American Pastoral

American Pastoral

Anno

Paese

Usa

Generi

Durata

126

Formato

Regista

Anni Sessanta: Seymour Levov (Ewan McGregor), detto “Lo svedese”, è un ragazzo ebreo del New Jersey con una vita in apparenza felice e inappuntabile. La situazione però precipita quando la figlia (Dakota Fanning) viene invischiata in un atto terroristico gravissimo…

Arrivato un po’ in extremis al timone di un progetto che altrimenti avrebbe seriamente rischiato il naufragio, l’attore scozzese Ewan McGregor esordisce dietro la macchina da presa con l’adattamento cinematografico del monumentale e celeberrimo romanzo di Philip Roth, Premio Pulitzer nel 1998. La sfida era titanica e colossale, data la prosa incomparabile del grande scrittore americano, che già in passato al cinema è stato vistosamente banalizzato da adattamenti pedestri o incolori, per usare un quieto eufemismo. Anche McGregor, nonostante l’ammirevole coraggio misto a spregiudicatezza male in arnese nel confrontarsi con una materia così ingombrante, non può dire di essere rimasto incolume né tantomeno di essere uscito a testa altra dal confronto con il testo rothiano: la sua trasposizione infatti non è altro, come si poteva intuire, di una riduzione semplificatoria e al ribasso del romanzo, banalizzato a ridosso di soluzioni cinematografiche sfiatate e spesso esili e banalissime; se Roth è in grado, con le sue parole, di costruire una macro-narrazione sull’America capace di intrecciare particolare e universale, pubblico e privato, nelle beghe oscure della tragedia familiare narrata dall’acerbo McGregor si riscontra soltanto l’ansia da prestazione di non disperdere eccessivamente l’asse narrativo principale del volume di partenza.

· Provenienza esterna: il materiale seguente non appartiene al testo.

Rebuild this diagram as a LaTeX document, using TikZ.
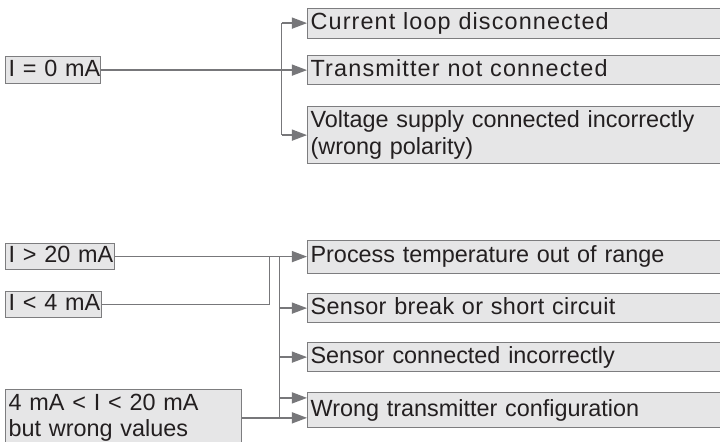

L’esito complessivo risente di tale vocazione indirizzata al minimo sindacale e il risultato finale è un melodramma familiare nemmeno troppo interessante, tanto paludato quanto patinato, pieno di svirgolate enfatiche e retoriche tutt’altro che presenti nel romanzo e di un manicheismo di fondo anch’esso alieno rispetto a Roth, specialmente per quel che riguarda la trattazione dell’elemento femmineo della vicenda. La cura della confezione e le diligenti interpretazioni degli attori, su tutti una Jennifer Connelly decisamente in parte e più efficace del comunque volenteroso McGregor, non bastano affatto. La sceneggiatura di John Romano, autore per la televisione e originario di Newark proprio come Roth, è meccanica e bidimensionale e scende spesso sotto il livello di guardia, risolvendo in maniera univoca personaggi e situazioni ben più sfaccettati (specie nella seconda parte, laddove invece il testo di Roth deflagrava). Balbettanti e invadenti musiche del solito Desplat. David Strathairn interpreta Nathan Zuckerman, famoso scrittore e alter ego di Roth per antonomasia. Presentato in anteprima mondiale al Festival di Toronto.